▸ **Work to be completed**:
Quote every line as written. Omit pictures.

** Start of Given material **

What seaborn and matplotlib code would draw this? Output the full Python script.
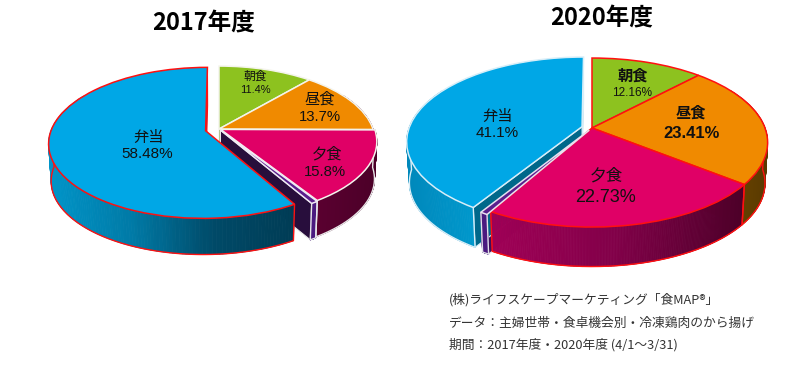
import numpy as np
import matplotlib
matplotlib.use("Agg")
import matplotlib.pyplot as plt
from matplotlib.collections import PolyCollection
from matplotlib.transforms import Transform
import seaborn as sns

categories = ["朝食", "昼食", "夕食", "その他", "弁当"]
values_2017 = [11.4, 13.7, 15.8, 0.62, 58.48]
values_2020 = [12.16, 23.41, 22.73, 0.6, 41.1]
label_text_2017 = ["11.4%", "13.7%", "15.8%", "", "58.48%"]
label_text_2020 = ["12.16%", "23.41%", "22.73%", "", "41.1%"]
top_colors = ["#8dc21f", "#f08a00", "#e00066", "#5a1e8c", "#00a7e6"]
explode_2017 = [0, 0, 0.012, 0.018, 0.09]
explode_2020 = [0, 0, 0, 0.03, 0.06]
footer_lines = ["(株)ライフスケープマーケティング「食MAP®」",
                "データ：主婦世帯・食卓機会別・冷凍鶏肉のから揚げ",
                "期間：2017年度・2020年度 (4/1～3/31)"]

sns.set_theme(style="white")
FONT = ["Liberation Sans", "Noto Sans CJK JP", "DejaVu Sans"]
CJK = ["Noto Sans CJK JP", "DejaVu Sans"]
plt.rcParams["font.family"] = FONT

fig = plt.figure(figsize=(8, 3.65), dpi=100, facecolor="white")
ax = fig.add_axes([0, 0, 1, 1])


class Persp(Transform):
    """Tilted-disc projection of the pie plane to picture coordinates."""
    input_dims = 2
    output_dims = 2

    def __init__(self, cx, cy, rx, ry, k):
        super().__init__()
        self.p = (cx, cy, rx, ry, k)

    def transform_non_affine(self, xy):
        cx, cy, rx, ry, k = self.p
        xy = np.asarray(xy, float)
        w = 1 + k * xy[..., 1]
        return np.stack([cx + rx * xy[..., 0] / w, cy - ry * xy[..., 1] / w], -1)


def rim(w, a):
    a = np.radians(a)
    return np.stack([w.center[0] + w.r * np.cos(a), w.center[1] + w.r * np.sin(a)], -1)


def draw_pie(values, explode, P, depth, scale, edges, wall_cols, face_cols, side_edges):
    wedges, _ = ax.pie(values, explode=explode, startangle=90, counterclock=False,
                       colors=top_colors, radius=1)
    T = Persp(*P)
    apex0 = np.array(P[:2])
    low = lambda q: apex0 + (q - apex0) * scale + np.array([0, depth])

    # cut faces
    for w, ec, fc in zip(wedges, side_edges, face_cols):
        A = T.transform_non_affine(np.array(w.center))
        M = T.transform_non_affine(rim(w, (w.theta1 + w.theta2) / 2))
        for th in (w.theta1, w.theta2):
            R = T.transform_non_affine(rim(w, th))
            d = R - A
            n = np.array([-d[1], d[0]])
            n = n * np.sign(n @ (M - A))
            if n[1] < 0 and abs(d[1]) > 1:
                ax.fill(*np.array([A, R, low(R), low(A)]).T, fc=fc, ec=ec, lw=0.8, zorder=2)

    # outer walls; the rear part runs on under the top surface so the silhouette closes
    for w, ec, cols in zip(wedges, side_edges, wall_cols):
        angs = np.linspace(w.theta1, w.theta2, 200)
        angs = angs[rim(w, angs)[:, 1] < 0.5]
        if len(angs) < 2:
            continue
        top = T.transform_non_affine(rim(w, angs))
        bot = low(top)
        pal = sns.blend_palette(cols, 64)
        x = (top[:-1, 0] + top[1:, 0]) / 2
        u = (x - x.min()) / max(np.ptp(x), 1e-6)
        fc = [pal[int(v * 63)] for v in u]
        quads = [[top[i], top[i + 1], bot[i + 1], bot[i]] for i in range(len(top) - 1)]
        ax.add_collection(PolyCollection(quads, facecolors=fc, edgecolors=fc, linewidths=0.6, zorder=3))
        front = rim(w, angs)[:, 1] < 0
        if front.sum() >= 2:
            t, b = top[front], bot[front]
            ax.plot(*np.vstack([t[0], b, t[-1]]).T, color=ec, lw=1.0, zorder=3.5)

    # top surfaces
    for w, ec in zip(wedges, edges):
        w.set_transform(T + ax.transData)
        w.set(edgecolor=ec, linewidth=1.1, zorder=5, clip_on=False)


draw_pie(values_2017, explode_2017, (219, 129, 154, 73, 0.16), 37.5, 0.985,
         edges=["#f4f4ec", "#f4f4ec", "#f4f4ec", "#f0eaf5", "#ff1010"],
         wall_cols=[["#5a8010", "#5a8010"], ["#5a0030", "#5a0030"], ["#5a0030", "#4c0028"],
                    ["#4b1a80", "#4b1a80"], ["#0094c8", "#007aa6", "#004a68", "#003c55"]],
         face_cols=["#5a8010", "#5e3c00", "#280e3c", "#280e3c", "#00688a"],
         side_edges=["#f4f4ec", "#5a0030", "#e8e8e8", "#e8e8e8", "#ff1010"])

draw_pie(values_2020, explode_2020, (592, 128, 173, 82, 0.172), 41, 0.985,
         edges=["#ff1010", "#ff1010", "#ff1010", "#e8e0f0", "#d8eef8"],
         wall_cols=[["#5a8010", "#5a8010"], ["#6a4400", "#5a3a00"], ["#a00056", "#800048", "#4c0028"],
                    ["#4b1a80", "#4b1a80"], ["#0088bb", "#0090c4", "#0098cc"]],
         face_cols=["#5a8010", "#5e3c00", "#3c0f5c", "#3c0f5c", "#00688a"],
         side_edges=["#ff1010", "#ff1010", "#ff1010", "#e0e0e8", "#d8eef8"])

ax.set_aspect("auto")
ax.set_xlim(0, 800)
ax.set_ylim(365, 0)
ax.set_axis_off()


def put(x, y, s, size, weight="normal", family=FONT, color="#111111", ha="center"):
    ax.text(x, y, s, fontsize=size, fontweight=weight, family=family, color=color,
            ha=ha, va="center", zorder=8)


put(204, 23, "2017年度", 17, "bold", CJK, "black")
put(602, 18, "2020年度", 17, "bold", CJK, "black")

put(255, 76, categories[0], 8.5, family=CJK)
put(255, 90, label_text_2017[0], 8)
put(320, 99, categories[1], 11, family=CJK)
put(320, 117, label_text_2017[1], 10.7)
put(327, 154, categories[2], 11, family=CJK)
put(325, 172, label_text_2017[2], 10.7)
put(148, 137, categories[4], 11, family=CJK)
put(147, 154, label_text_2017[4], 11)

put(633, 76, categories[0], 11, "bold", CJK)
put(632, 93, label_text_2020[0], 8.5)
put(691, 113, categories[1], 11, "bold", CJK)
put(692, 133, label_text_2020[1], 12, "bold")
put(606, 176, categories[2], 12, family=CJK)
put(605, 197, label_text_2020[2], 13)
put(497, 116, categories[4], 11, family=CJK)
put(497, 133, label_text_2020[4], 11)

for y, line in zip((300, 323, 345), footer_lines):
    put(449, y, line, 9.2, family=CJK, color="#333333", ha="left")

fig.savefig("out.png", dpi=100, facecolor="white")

** End of Given material **

▸ **Output of the exercise**:
What seaborn and matplotlib code would draw this? Output the full Python script.
import numpy as np
import matplotlib
matplotlib.use("Agg")
import matplotlib.pyplot as plt
from matplotlib.collections import PolyCollection
from matplotlib.transforms import Transform
import seaborn as sns

categories = ["朝食", "昼食", "夕食", "その他", "弁当"]
values_2017 = [11.4, 13.7, 15.8, 0.62, 58.48]
values_2020 = [12.16, 23.41, 22.73, 0.6, 41.1]
label_text_2017 = ["11.4%", "13.7%", "15.8%", "", "58.48%"]
label_text_2020 = ["12.16%", "23.41%", "22.73%", "", "41.1%"]
top_colors = ["#8dc21f", "#f08a00", "#e00066", "#5a1e8c", "#00a7e6"]
explode_2017 = [0, 0, 0.012, 0.018, 0.09]
explode_2020 = [0, 0, 0, 0.03, 0.06]
footer_lines = ["(株)ライフスケープマーケティング「食MAP®」",
                "データ：主婦世帯・食卓機会別・冷凍鶏肉のから揚げ",
                "期間：2017年度・2020年度 (4/1～3/31)"]

sns.set_theme(style="white")
FONT = ["Liberation Sans", "Noto Sans CJK JP", "DejaVu Sans"]
CJK = ["Noto Sans CJK JP", "DejaVu Sans"]
plt.rcParams["font.family"] = FONT

fig = plt.figure(figsize=(8, 3.65), dpi=100, facecolor="white")
ax = fig.add_axes([0, 0, 1, 1])


class Persp(Transform):
    """Tilted-disc projection of the pie plane to picture coordinates."""
    input_dims = 2
    output_dims = 2

    def __init__(self, cx, cy, rx, ry, k):
        super().__init__()
        self.p = (cx, cy, rx, ry, k)

    def transform_non_affine(self, xy):
        cx, cy, rx, ry, k = self.p
        xy = np.asarray(xy, float)
        w = 1 + k * xy[..., 1]
        return np.stack([cx + rx * xy[..., 0] / w, cy - ry * xy[..., 1] / w], -1)


def rim(w, a):
    a = np.radians(a)
    return np.stack([w.center[0] + w.r * np.cos(a), w.center[1] + w.r * np.sin(a)], -1)


def draw_pie(values, explode, P, depth, scale, edges, wall_cols, face_cols, side_edges):
    wedges, _ = ax.pie(values, explode=explode, startangle=90, counterclock=False,
                       colors=top_colors, radius=1)
    T = Persp(*P)
    apex0 = np.array(P[:2])
    low = lambda q: apex0 + (q - apex0) * scale + np.array([0, depth])

    # cut faces
    for w, ec, fc in zip(wedges, side_edges, face_cols):
        A = T.transform_non_affine(np.array(w.center))
        M = T.transform_non_affine(rim(w, (w.theta1 + w.theta2) / 2))
        for th in (w.theta1, w.theta2):
            R = T.transform_non_affine(rim(w, th))
            d = R - A
            n = np.array([-d[1], d[0]])
            n = n * np.sign(n @ (M - A))
            if n[1] < 0 and abs(d[1]) > 1:
                ax.fill(*np.array([A, R, low(R), low(A)]).T, fc=fc, ec=ec, lw=0.8, zorder=2)

    # outer walls; the rear part runs on under the top surface so the silhouette closes
    for w, ec, cols in zip(wedges, side_edges, wall_cols):
        angs = np.linspace(w.theta1, w.theta2, 200)
        angs = angs[rim(w, angs)[:, 1] < 0.5]
        if len(angs) < 2:
            continue
        top = T.transform_non_affine(rim(w, angs))
        bot = low(top)
        pal = sns.blend_palette(cols, 64)
        x = (top[:-1, 0] + top[1:, 0]) / 2
        u = (x - x.min()) / max(np.ptp(x), 1e-6)
        fc = [pal[int(v * 63)] for v in u]
        quads = [[top[i], top[i + 1], bot[i + 1], bot[i]] for i in range(len(top) - 1)]
        ax.add_collection(PolyCollection(quads, facecolors=fc, edgecolors=fc, linewidths=0.6, zorder=3))
        front = rim(w, angs)[:, 1] < 0
        if front.sum() >= 2:
            t, b = top[front], bot[front]
            ax.plot(*np.vstack([t[0], b, t[-1]]).T, color=ec, lw=1.0, zorder=3.5)

    # top surfaces
    for w, ec in zip(wedges, edges):
        w.set_transform(T + ax.transData)
        w.set(edgecolor=ec, linewidth=1.1, zorder=5, clip_on=False)


draw_pie(values_2017, explode_2017, (219, 129, 154, 73, 0.16), 37.5, 0.985,
         edges=["#f4f4ec", "#f4f4ec", "#f4f4ec", "#f0eaf5", "#ff1010"],
         wall_cols=[["#5a8010", "#5a8010"], ["#5a0030", "#5a0030"], ["#5a0030", "#4c0028"],
                    ["#4b1a80", "#4b1a80"], ["#0094c8", "#007aa6", "#004a68", "#003c55"]],
         face_cols=["#5a8010", "#5e3c00", "#280e3c", "#280e3c", "#00688a"],
         side_edges=["#f4f4ec", "#5a0030", "#e8e8e8", "#e8e8e8", "#ff1010"])

draw_pie(values_2020, explode_2020, (592, 128, 173, 82, 0.172), 41, 0.985,
         edges=["#ff1010", "#ff1010", "#ff1010", "#e8e0f0", "#d8eef8"],
         wall_cols=[["#5a8010", "#5a8010"], ["#6a4400", "#5a3a00"], ["#a00056", "#800048", "#4c0028"],
                    ["#4b1a80", "#4b1a80"], ["#0088bb", "#0090c4", "#0098cc"]],
         face_cols=["#5a8010", "#5e3c00", "#3c0f5c", "#3c0f5c", "#00688a"],
         side_edges=["#ff1010", "#ff1010", "#ff1010", "#e0e0e8", "#d8eef8"])

ax.set_aspect("auto")
ax.set_xlim(0, 800)
ax.set_ylim(365, 0)
ax.set_axis_off()


def put(x, y, s, size, weight="normal", family=FONT, color="#111111", ha="center"):
    ax.text(x, y, s, fontsize=size, fontweight=weight, family=family, color=color,
            ha=ha, va="center", zorder=8)


put(204, 23, "2017年度", 17, "bold", CJK, "black")
put(602, 18, "2020年度", 17, "bold", CJK, "black")

put(255, 76, categories[0], 8.5, family=CJK)
put(255, 90, label_text_2017[0], 8)
put(320, 99, categories[1], 11, family=CJK)
put(320, 117, label_text_2017[1], 10.7)
put(327, 154, categories[2], 11, family=CJK)
put(325, 172, label_text_2017[2], 10.7)
put(148, 137, categories[4], 11, family=CJK)
put(147, 154, label_text_2017[4], 11)

put(633, 76, categories[0], 11, "bold", CJK)
put(632, 93, label_text_2020[0], 8.5)
put(691, 113, categories[1], 11, "bold", CJK)
put(692, 133, label_text_2020[1], 12, "bold")
put(606, 176, categories[2], 12, family=CJK)
put(605, 197, label_text_2020[2], 13)
put(497, 116, categories[4], 11, family=CJK)
put(497, 133, label_text_2020[4], 11)

for y, line in zip((300, 323, 345), footer_lines):
    put(449, y, line, 9.2, family=CJK, color="#333333", ha="left")

fig.savefig("out.png", dpi=100, facecolor="white")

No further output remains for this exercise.